[START Dataset excerpts]
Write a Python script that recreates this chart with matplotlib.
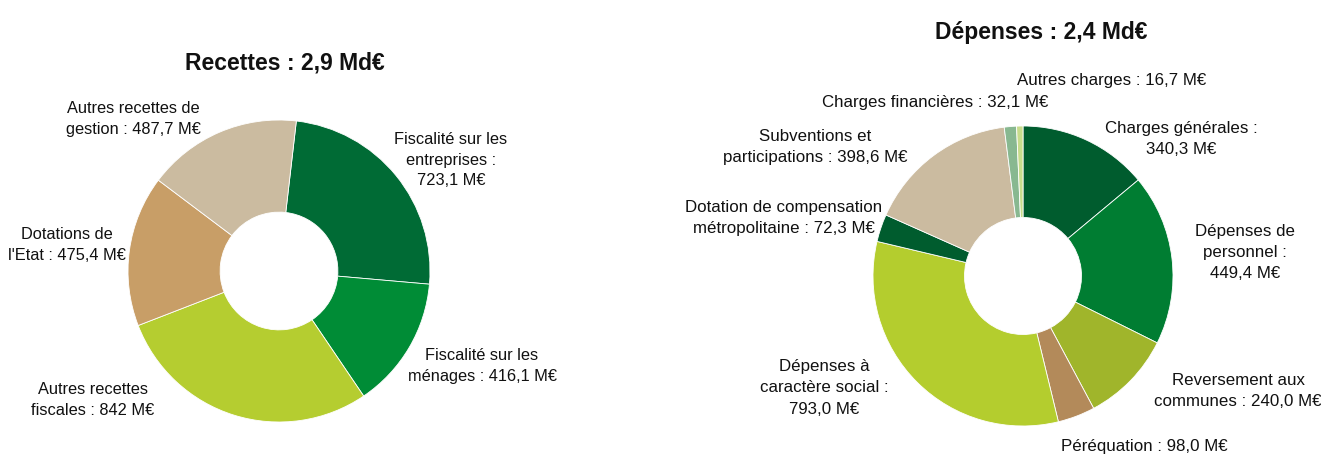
import matplotlib
matplotlib.use('Agg')
import matplotlib.pyplot as plt

# =============================================================================
# DONNÉES
# =============================================================================

recettes_labels = [
    "Fiscalité sur les\nentreprises :\n723,1 M€",
    "Fiscalité sur les\nménages : 416,1 M€",
    "Autres recettes\nfiscales : 842 M€",
    "Dotations de\nl'Etat : 475,4 M€",
    "Autres recettes de\ngestion : 487,7 M€",
]
recettes_values = [723.1, 416.1, 842.0, 475.4, 487.7]
recettes_colors = ['#006B35', '#008C36', '#B5CD30', '#C89E67', '#CBBBA0']

depenses_labels = [
    "Charges générales :\n340,3 M€",
    "Dépenses de\npersonnel :\n449,4 M€",
    "Reversement aux\ncommunes : 240,0 M€",
    "Péréquation : 98,0 M€",
    "Dépenses à\ncaractère social :\n793,0 M€",
    "Dotation de compensation\nmétropolitaine : 72,3 M€",
    "Subventions et\nparticipations : 398,6 M€",
    "Charges financières : 32,1 M€",
    "Autres charges : 16,7 M€",
]
depenses_values = [340.3, 449.4, 240.0, 98.0, 793.0, 72.3, 398.6, 32.1, 16.7]
depenses_colors = ['#005C2E', '#007D32', '#A0B52B', '#B38A5A', '#B4CD2E',
                   '#005C2E', '#CBBBA0', '#88B890', '#C8DC8C']

titre_recettes = "Recettes : 2,9 Md€"
titre_depenses = "Dépenses : 2,4 Md€"

# positions des étiquettes (pixels, centre du texte)
recettes_pos = [(451, 160), (482, 366), (93, 400), (67, 245), (133, 119)]
depenses_pos = [(1181, 139), (1245, 253), (1238, 391), (1144, 447),
                (824, 388), (784, 218), (815, 147), (935, 102), (1112, 81)]

# =============================================================================
# FIGURE
# =============================================================================

W, H = 1321, 457
plt.rcParams['font.family'] = ['Liberation Sans', 'DejaVu Sans']

fig = plt.figure(figsize=(W / 100, H / 100), dpi=100)


def donut(cx, cy, r, values, colors, startangle):
    ax = fig.add_axes([(cx - r) / W, 1 - (cy + r) / H, 2 * r / W, 2 * r / H])
    ax.pie(values, colors=colors, startangle=startangle, counterclock=False,
           radius=1, wedgeprops=dict(width=0.61, edgecolor='white', linewidth=0.6))
    ax.set_xlim(-1, 1)
    ax.set_ylim(-1, 1)
    ax.axis('off')
    return ax


donut(279, 271, 151, recettes_values, recettes_colors, 83.4)
donut(1023, 276, 150, depenses_values, depenses_colors, 90)


def put_text(x, y, s, **kw):
    fig.text(x / W, 1 - y / H, s, ha='center', va='center', **kw)


put_text(285, 63, titre_recettes, fontsize=16.5, fontweight='bold', color='#111111')
put_text(1041, 32, titre_depenses, fontsize=16.5, fontweight='bold', color='#111111')

for lab, (x, y) in zip(recettes_labels, recettes_pos):
    put_text(x, y, lab, fontsize=11.8, color='#111111', linespacing=1.45)

for lab, (x, y) in zip(depenses_labels, depenses_pos):
    put_text(x, y, lab, fontsize=12.2, color='#111111', linespacing=1.5)

fig.savefig('out.png', dpi=100)
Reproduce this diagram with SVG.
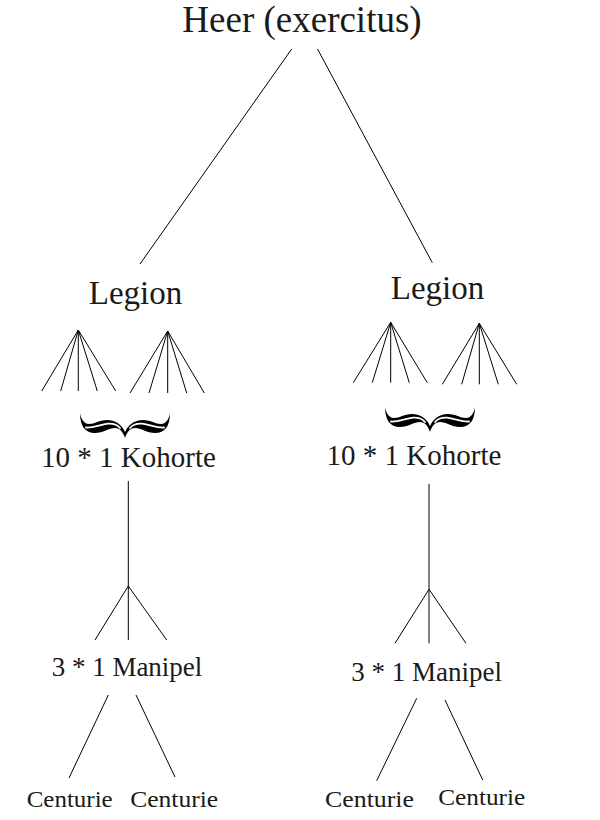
[END Dataset excerpts]
● **Exercise instructions**
Copy out each line of the material that holds the word "with".

● **Solution to this problem**
Write a Python script that recreates this chart with matplotlib.
Reproduce this diagram with SVG.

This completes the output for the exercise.